The effect of "very fast" dispersal on two species competition with drift
Erin Ellefsen, Rana Parshad, Vaibhava Srivastava
TL;DR
The paper addresses how a faster dispersal mechanism, modeled by the $p$-Laplacian, competes with a slower species under downstream drift. It develops a degenerate two-species reaction-diffusion model combining regular diffusion and $p$-Laplacian diffusion, proves global existence of weak solutions for $ rac{3}{2} < p < 2$ via regularization and compactness arguments, and identifies regimes where the faster diffuser may lose to the slower one, contrasting with the classical $p=2$ results. Numerical simulations corroborate the theory, revealing rich dynamics, including initial-data-dependent outcomes and partial-diffusion scenarios.
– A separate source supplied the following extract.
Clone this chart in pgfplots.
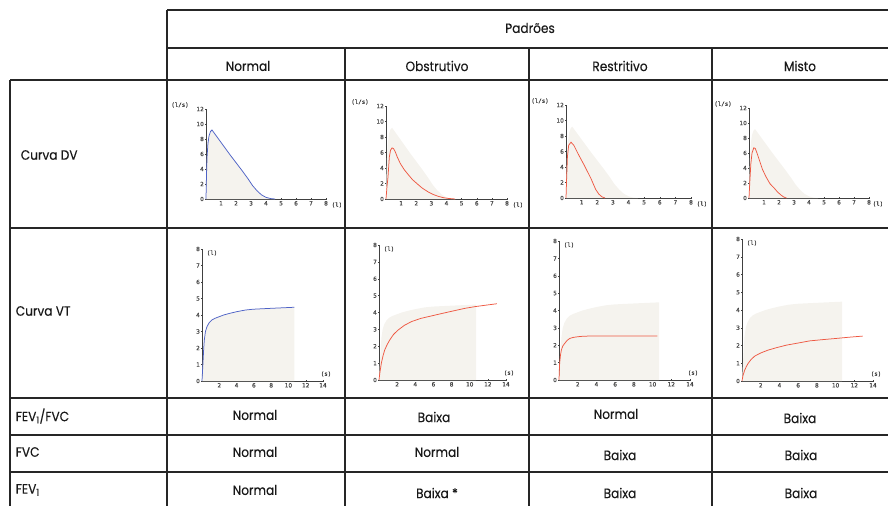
\documentclass[border=0pt]{standalone}
\usepackage{fontspec}
\usepackage{pgfplots}
\usepackage{pgfplotstable}
\pgfplotsset{compat=1.18}
\setmainfont{Poppins}[FakeStretch=0.9, FakeBold=0.25]
\newfontfamily\tickfam{DejaVu Sans}[FakeBold=0.6]
\newfontfamily\lblfam{DejaVu Sans Mono}[FakeBold=0.6]

\definecolor{areabg}{RGB}{245,243,238}
\definecolor{redc}{RGB}{238,88,66}
\definecolor{bluec}{RGB}{78,98,198}

% flow-volume (DV) curves: volume (l), flow (l/s)
\pgfplotstableread{
x y
0 0
0.03 3.0
0.07 5.6
0.13 7.4
0.2 8.4
0.3 9.0
0.4 9.2
0.8 8.1
1.2 7.0
1.6 5.9
2.0 4.85
2.4 3.8
2.8 2.7
3.1 1.8
3.4 1.1
3.7 0.55
4.0 0.22
4.3 0.06
4.6 0
}\dvnormal
\pgfplotstableread{
x y
0 0
0.06 1.5
0.13 2.8
0.22 5.4
0.3 6.3
0.4 6.6
0.5 6.5
0.61 6.1
0.75 5.4
0.94 4.6
1.2 3.8
1.49 3.1
1.75 2.5
2.04 2.0
2.4 1.4
2.8 0.9
3.1 0.6
3.46 0.34
3.8 0.17
4.1 0.08
4.56 0
}\dvobstr
\pgfplotstableread{
x y
0 0
0.04 2.5
0.09 5.3
0.17 6.8
0.32 7.2
0.5 6.8
0.8 5.6
1.2 4.1
1.6 2.5
1.9 1.1
2.1 0.5
2.3 0.15
2.5 0
}\dvrestr
\pgfplotstableread{
x y
0 0
0.05 2.0
0.12 4.5
0.2 6.0
0.32 6.7
0.42 6.6
0.55 5.9
0.7 5.0
0.9 3.8
1.14 2.8
1.4 1.9
1.69 1.3
1.9 0.8
2.13 0.4
2.3 0.15
2.45 0.03
2.5 0
}\dvmisto

% volume-time (VT) curves: time (s), volume (l)
\pgfplotstableread{
x y
0 0
0.05 0.5
0.11 1.07
0.2 2.0
0.27 2.5
0.4 3.0
0.58 3.3
0.85 3.55
1.15 3.7
1.5 3.8
1.9 3.88
2.5 4.0
3.2 4.1
4.0 4.2
5.0 4.3
5.9 4.35
7.0 4.38
8.6 4.42
10.7 4.47
}\vtnormal
\pgfplotstableread{
x y
0 0
0.1 0.45
0.26 1.0
0.45 1.45
0.63 1.78
0.9 2.1
1.18 2.37
1.6 2.7
2.1 2.96
2.8 3.24
3.58 3.46
4.6 3.65
5.8 3.8
7.0 3.95
8.4 4.12
9.5 4.25
10.6 4.35
12.0 4.45
13.0 4.52
}\vtobstr
\pgfplotstableread{
x y
0 0
0.03 0.5
0.07 0.96
0.15 1.4
0.25 1.72
0.4 1.95
0.6 2.1
0.85 2.27
1.14 2.39
1.5 2.45
2.0 2.49
2.6 2.52
3.3 2.53
10.5 2.53
}\vtrestr
\pgfplotstableread{
x y
0 0
0.1 0.3
0.28 0.6
0.45 0.8
0.64 0.98
0.95 1.2
1.35 1.4
2.0 1.58
2.78 1.74
3.7 1.88
4.74 2.02
6.0 2.14
7.23 2.26
8.6 2.33
10.1 2.4
11.5 2.47
12.9 2.53
}\vtmisto

\tikzset{lbl/.style={font=\lblfam\fontsize{5.8}{6}\selectfont, text=black!75}}
\pgfplotsset{
  mini/.style={scale only axis, anchor=south west, clip=false,
    axis lines=left, axis line style={-, black!75, line width=0.6pt},
    tick style={black!75, line width=0.4pt}, major tick length=1.5pt,
    tick label style={font=\tickfam\fontsize{5.8}{6}\selectfont, text=black!72, inner sep=1.2pt},
    /pgf/number format/assume math mode=true},
  dv/.style={mini, xmin=0, xmax=8, ymin=0, ymax=12,
    xtick={1,...,8}, ytick={0,2,...,12}},
  vt/.style={mini, xmin=0, xmax=14, ymin=0, ymax=8,
    xtick={2,4,...,14}, ytick={0,...,8}},
}
\newcommand{\dvlabels}[1][5pt]{%
  \node[lbl, xshift=-26pt, yshift=4pt] at (rel axis cs:0,1) {(l/s)};
  \node[lbl, anchor=west, inner sep=0.5pt, xshift=#1, yshift=-6pt] at (rel axis cs:1,0) {(l)};}
\newcommand{\vtlabels}{%
  \node[lbl, xshift=10pt, yshift=-4pt] at (rel axis cs:0,1) {(l)};
  \node[lbl, xshift=3pt, yshift=7pt] at (rel axis cs:1,0) {(s)};}

\begin{document}
\begin{tikzpicture}
\useasboundingbox (0pt,0pt) rectangle (888pt,-506pt);

% ---- Curva DV row
\begin{scope}
\clip (169pt,-82pt) rectangle (344pt,-227pt);
\begin{axis}[dv, at={(206pt,-199pt)}, width=120pt, height=90pt]
  \addplot[fill=areabg, draw=none] table {\dvnormal} \closedcycle;
  \addplot[bluec, line width=0.75pt] table {\dvnormal};
  \dvlabels
\end{axis}
\end{scope}
\begin{scope}
\clip (347pt,-82pt) rectangle (528pt,-227pt);
\begin{axis}[dv, at={(386pt,-199pt)}, width=121pt, height=93pt]
  \addplot[fill=areabg, draw=none] table {\dvnormal} \closedcycle;
  \addplot[redc, line width=0.75pt] table {\dvobstr};
  \dvlabels
\end{axis}
\end{scope}
\begin{scope}
\clip (531pt,-82pt) rectangle (711pt,-227pt);
\begin{axis}[dv, at={(566pt,-198pt)}, width=125pt, height=93pt]
  \addplot[fill=areabg, draw=none] table {\dvnormal} \closedcycle;
  \addplot[redc, line width=0.75pt] table {\dvrestr};
  \dvlabels
\end{axis}
\end{scope}
\begin{scope}
\clip (714pt,-82pt) rectangle (888pt,-227pt);
\begin{axis}[dv, at={(749pt,-198pt)}, width=120pt, height=90pt]
  \addplot[fill=areabg, draw=none] table {\dvnormal} \closedcycle;
  \addplot[redc, line width=0.75pt] table {\dvmisto};
  \dvlabels[3pt]
\end{axis}
\end{scope}

% ---- Curva VT row
\begin{axis}[vt, at={(202pt,-381pt)}, width=121pt, height=132pt]
  \addplot[fill=areabg, draw=none] table {\vtnormal} \closedcycle;
  \addplot[bluec, line width=0.75pt] table {\vtnormal};
  \vtlabels
\end{axis}
\begin{axis}[vt, at={(379pt,-380pt)}, width=127pt, height=135pt]
  \addplot[fill=areabg, draw=none] table {\vtnormal} \closedcycle;
  \addplot[redc, line width=0.75pt] table {\vtobstr};
  \vtlabels
\end{axis}
\begin{axis}[vt, at={(559pt,-380pt)}, width=131pt, height=139pt]
  \addplot[fill=areabg, draw=none] table {\vtnormal} \closedcycle;
  \addplot[redc, line width=0.75pt] table {\vtrestr};
  \vtlabels
\end{axis}
\begin{axis}[vt, at={(742pt,-381pt)}, width=131pt, height=142pt]
  \addplot[fill=areabg, draw=none] table {\vtnormal} \closedcycle;
  \addplot[redc, line width=0.75pt] table {\vtmisto};
  \vtlabels
\end{axis}

% ---- table grid and text
\begin{scope}[x=1pt, y=-1pt, line width=1.6pt, draw=black!85]
  \draw (167,10) -- (888,10);
  \draw (167,48) -- (888,48);
  \foreach \yy in {80,228,398,435,472} \draw (10,\yy) -- (888,\yy);
  \draw (167,10) -- (167,506);
  \draw (10,80) -- (10,506);
  \foreach \xx in {345,529,712} \draw (\xx,48) -- (\xx,506);

  \begin{scope}[every node/.style={font=\fontsize{13.5}{15}\selectfont, text=black!90, inner sep=0pt}]
  \node at (530,28) {Padrões};
  \node at (248,66) {Normal};
  \node at (437,66) {Obstrutivo};
  \node at (620,66) {Restritivo};
  \node at (800,66) {Misto};

  \node[anchor=west] at (20,155) {Curva DV};
  \node[anchor=west] at (15,311) {Curva VT};
  \node[anchor=west] at (15,416) {FEV\textsubscript{1}/FVC};
  \node[anchor=west] at (15,452) {FVC};
  \node[anchor=west] at (15,490) {FEV\textsubscript{1}};

  \node at (255,415) {Normal};
  \node at (434,417) {Baixa};
  \node at (616,414) {Normal};
  \node at (800,418) {Baixa};
  \node at (255,452) {Normal};
  \node at (437,452) {Normal};
  \node at (620,455) {Baixa};
  \node at (801,455) {Baixa};
  \node at (255,490) {Normal};
  \node at (437,493) {Baixa *};
  \node at (620,493) {Baixa};
  \node at (801,493) {Baixa};
  \end{scope}
\end{scope}
\end{tikzpicture}
\end{document}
The findings have ecological and applied relevance for biodiversity, refuge design, and biological control in fragmented or changing habitats.
Abstract
Classical theory predicts that for two competing populations subject to a constant downstream drift, the faster disperser will competitively exclude the slower disperser. In the current work, we consider a novel model of a "much faster" dispersing species, modeled via a $p$-Laplacian operator, competing with a slower disperser. We prove global existence of weak solutions to this model for any positive initial condition, in the regime $\frac{3}{2} < p <2$. Counterintuitively, we show that while the faster disperser always wins - the "much faster" disperser could actually lose, for certain initial data. Several numerical simulations are conducted to confirm our analytical findings. Our results have implications for biodiversity, refuge design, and improved biological control, driven by habitat fragmentation and climate change.